(Source code of charts)
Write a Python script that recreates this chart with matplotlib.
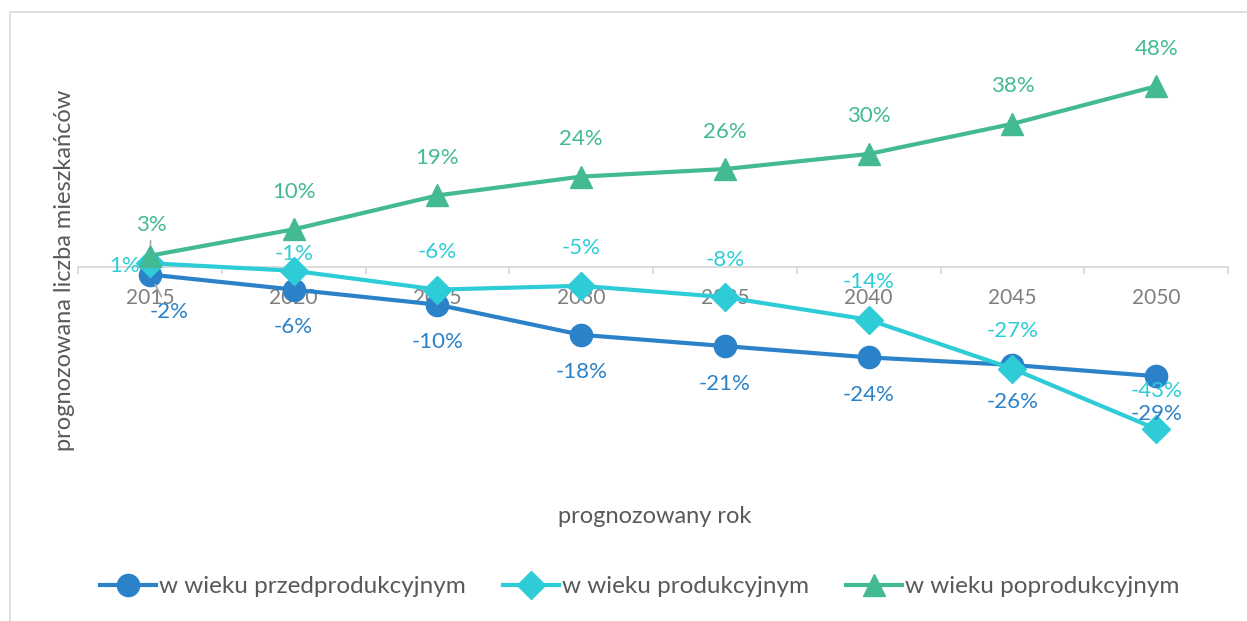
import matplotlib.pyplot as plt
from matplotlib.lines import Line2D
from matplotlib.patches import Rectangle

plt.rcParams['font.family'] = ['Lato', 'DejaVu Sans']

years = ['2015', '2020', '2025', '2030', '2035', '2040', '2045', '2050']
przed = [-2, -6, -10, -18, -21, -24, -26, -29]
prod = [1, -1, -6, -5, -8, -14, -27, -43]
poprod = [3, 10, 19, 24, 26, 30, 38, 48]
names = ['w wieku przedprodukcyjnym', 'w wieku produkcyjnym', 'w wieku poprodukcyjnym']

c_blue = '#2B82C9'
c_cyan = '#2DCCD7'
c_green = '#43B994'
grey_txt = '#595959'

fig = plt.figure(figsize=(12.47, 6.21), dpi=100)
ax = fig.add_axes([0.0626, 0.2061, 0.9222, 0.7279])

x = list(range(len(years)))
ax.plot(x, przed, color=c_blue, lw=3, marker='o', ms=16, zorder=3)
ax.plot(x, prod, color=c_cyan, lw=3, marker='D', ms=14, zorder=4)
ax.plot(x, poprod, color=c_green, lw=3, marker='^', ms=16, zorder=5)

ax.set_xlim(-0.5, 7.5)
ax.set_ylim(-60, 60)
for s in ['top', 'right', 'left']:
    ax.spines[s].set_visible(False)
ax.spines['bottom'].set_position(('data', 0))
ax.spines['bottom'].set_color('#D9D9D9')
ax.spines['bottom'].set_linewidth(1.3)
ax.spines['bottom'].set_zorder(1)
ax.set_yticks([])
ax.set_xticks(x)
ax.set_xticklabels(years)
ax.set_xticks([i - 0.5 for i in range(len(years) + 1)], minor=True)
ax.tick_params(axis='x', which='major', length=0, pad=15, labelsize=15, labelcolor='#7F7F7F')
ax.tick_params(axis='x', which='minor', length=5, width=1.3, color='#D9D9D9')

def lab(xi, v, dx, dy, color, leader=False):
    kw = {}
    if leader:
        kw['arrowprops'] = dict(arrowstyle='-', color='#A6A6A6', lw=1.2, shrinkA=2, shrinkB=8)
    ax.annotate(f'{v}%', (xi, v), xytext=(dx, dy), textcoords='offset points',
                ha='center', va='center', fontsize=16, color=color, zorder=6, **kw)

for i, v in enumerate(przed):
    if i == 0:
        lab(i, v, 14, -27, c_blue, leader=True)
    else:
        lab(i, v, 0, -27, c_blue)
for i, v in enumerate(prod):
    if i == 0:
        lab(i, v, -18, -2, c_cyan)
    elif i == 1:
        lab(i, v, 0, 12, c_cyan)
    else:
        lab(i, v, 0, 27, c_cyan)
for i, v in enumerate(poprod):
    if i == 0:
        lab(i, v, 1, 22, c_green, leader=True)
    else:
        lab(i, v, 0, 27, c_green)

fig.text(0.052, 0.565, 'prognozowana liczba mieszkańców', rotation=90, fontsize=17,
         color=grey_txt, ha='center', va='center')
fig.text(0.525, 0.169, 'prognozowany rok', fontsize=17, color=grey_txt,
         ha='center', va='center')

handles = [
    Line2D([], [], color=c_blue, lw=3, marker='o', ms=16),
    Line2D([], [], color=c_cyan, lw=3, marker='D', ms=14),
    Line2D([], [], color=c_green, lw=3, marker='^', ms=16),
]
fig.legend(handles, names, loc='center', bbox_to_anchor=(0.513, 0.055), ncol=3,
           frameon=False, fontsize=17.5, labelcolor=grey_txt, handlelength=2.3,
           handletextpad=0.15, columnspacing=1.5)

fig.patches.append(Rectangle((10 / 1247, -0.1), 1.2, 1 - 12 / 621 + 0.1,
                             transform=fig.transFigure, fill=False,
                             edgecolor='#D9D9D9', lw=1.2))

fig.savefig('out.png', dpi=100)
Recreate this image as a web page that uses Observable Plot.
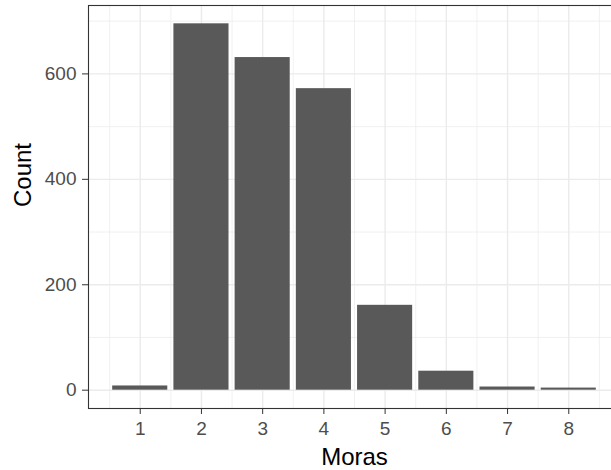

# What you should do
Extract the full listing exactly, with the pictures left out.

# Task output
Write a Python script that recreates this chart with matplotlib.
import matplotlib.pyplot as plt
from matplotlib.lines import Line2D
from matplotlib.patches import Rectangle

plt.rcParams['font.family'] = ['Lato', 'DejaVu Sans']

years = ['2015', '2020', '2025', '2030', '2035', '2040', '2045', '2050']
przed = [-2, -6, -10, -18, -21, -24, -26, -29]
prod = [1, -1, -6, -5, -8, -14, -27, -43]
poprod = [3, 10, 19, 24, 26, 30, 38, 48]
names = ['w wieku przedprodukcyjnym', 'w wieku produkcyjnym', 'w wieku poprodukcyjnym']

c_blue = '#2B82C9'
c_cyan = '#2DCCD7'
c_green = '#43B994'
grey_txt = '#595959'

fig = plt.figure(figsize=(12.47, 6.21), dpi=100)
ax = fig.add_axes([0.0626, 0.2061, 0.9222, 0.7279])

x = list(range(len(years)))
ax.plot(x, przed, color=c_blue, lw=3, marker='o', ms=16, zorder=3)
ax.plot(x, prod, color=c_cyan, lw=3, marker='D', ms=14, zorder=4)
ax.plot(x, poprod, color=c_green, lw=3, marker='^', ms=16, zorder=5)

ax.set_xlim(-0.5, 7.5)
ax.set_ylim(-60, 60)
for s in ['top', 'right', 'left']:
    ax.spines[s].set_visible(False)
ax.spines['bottom'].set_position(('data', 0))
ax.spines['bottom'].set_color('#D9D9D9')
ax.spines['bottom'].set_linewidth(1.3)
ax.spines['bottom'].set_zorder(1)
ax.set_yticks([])
ax.set_xticks(x)
ax.set_xticklabels(years)
ax.set_xticks([i - 0.5 for i in range(len(years) + 1)], minor=True)
ax.tick_params(axis='x', which='major', length=0, pad=15, labelsize=15, labelcolor='#7F7F7F')
ax.tick_params(axis='x', which='minor', length=5, width=1.3, color='#D9D9D9')

def lab(xi, v, dx, dy, color, leader=False):
    kw = {}
    if leader:
        kw['arrowprops'] = dict(arrowstyle='-', color='#A6A6A6', lw=1.2, shrinkA=2, shrinkB=8)
    ax.annotate(f'{v}%', (xi, v), xytext=(dx, dy), textcoords='offset points',
                ha='center', va='center', fontsize=16, color=color, zorder=6, **kw)

for i, v in enumerate(przed):
    if i == 0:
        lab(i, v, 14, -27, c_blue, leader=True)
    else:
        lab(i, v, 0, -27, c_blue)
for i, v in enumerate(prod):
    if i == 0:
        lab(i, v, -18, -2, c_cyan)
    elif i == 1:
        lab(i, v, 0, 12, c_cyan)
    else:
        lab(i, v, 0, 27, c_cyan)
for i, v in enumerate(poprod):
    if i == 0:
        lab(i, v, 1, 22, c_green, leader=True)
    else:
        lab(i, v, 0, 27, c_green)

fig.text(0.052, 0.565, 'prognozowana liczba mieszkańców', rotation=90, fontsize=17,
         color=grey_txt, ha='center', va='center')
fig.text(0.525, 0.169, 'prognozowany rok', fontsize=17, color=grey_txt,
         ha='center', va='center')

handles = [
    Line2D([], [], color=c_blue, lw=3, marker='o', ms=16),
    Line2D([], [], color=c_cyan, lw=3, marker='D', ms=14),
    Line2D([], [], color=c_green, lw=3, marker='^', ms=16),
]
fig.legend(handles, names, loc='center', bbox_to_anchor=(0.513, 0.055), ncol=3,
           frameon=False, fontsize=17.5, labelcolor=grey_txt, handlelength=2.3,
           handletextpad=0.15, columnspacing=1.5)

fig.patches.append(Rectangle((10 / 1247, -0.1), 1.2, 1 - 12 / 621 + 0.1,
                             transform=fig.transFigure, fill=False,
                             edgecolor='#D9D9D9', lw=1.2))

fig.savefig('out.png', dpi=100)
Recreate this image as a web page that uses Observable Plot.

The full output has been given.